Your credit utilization ratio (sometimes called debt-to-credit ratio) is a measure of how much credit you’re using compared with your credit limit. For example, let’s say that you have a $10,000 credit limit on your card and your current balance is $4,000. That makes your credit utilization ratio 40%.
Your debt-to-income ratio (abbreviated DTI) is a calculation of how much of your monthly income is devoted to debt payments and certain other financial obligations. Lenders want to know you have the ability to pay back a loan.
Payments that should be factored into your DTI include:
Monthly rent or mortgage payments (including taxes and insurance).
Minimum monthly credit card payments.
Monthly auto and student loan payments.
Monthly child support or alimony payments.
Monthly payments on any other type of loan.
Once you’ve added up all these obligations, divide the total by your monthly gross (pre-tax) income to arrive at your DTI. For example, if your debts add up to $2,000 and your monthly income is $4,000, your debt-to-income ratio is 50%.

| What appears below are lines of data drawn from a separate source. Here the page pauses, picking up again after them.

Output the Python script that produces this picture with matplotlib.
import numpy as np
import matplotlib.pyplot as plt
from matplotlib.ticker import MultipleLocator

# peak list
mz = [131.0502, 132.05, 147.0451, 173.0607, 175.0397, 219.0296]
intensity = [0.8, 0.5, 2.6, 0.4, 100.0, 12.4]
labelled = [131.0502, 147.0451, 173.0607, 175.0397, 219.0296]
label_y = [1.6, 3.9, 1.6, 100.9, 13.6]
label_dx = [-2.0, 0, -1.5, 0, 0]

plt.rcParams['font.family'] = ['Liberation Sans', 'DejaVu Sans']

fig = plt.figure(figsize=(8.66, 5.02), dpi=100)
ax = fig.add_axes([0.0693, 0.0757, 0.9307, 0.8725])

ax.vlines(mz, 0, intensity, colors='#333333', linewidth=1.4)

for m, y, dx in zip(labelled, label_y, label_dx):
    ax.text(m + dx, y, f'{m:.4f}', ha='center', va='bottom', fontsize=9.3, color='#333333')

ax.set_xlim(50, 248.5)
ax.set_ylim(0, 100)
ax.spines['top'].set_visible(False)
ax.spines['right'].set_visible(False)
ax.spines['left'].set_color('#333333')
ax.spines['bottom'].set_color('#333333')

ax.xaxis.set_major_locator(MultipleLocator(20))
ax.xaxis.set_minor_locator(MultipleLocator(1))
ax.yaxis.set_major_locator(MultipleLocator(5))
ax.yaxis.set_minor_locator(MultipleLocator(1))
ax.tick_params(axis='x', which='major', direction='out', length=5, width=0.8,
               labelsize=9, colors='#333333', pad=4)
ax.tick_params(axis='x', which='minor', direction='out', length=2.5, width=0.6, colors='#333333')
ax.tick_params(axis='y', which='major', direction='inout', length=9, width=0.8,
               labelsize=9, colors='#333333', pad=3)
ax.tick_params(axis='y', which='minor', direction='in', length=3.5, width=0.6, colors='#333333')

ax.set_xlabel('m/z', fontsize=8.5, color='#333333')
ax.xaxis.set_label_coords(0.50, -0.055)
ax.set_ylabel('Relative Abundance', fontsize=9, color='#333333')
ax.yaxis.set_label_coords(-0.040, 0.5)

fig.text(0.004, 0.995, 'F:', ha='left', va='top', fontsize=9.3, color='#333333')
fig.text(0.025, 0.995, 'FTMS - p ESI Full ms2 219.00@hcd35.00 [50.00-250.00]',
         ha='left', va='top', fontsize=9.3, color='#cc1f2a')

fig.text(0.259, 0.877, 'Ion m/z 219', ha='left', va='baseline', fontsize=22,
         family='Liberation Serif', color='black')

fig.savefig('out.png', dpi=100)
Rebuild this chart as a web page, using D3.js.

How credit utilization affects your credit
A whopping 30% percent of your FICO score, the scoring model used in most lending decisions, is determined by your credit utilization ratio.
VantageScore, FICO’s competitor, doesn’t give percentages, but calls credit utilization “highly influential.”
In general, it’s best to keep your credit utilization ratio below 30% on any single credit card and across all them together — and lower is better for your score.
It’s important to note that your credit utilization ratio is influenced almost entirely by your revolving credit card debt. The amount of credit you’re using on other types of loans makes very little difference.
Why debt-to-income ratio matters
Although your debt-to-income ratio isn’t used to calculate your credit score, you should still pay close attention to it. DTI is a big factor lenders use to decide whether to lend to you because it indicates how able you are to take on an additional financial obligation.
Banks and other types of lenders set their own DTI standards, so an acceptable DTI with one lender might be considered too high with another.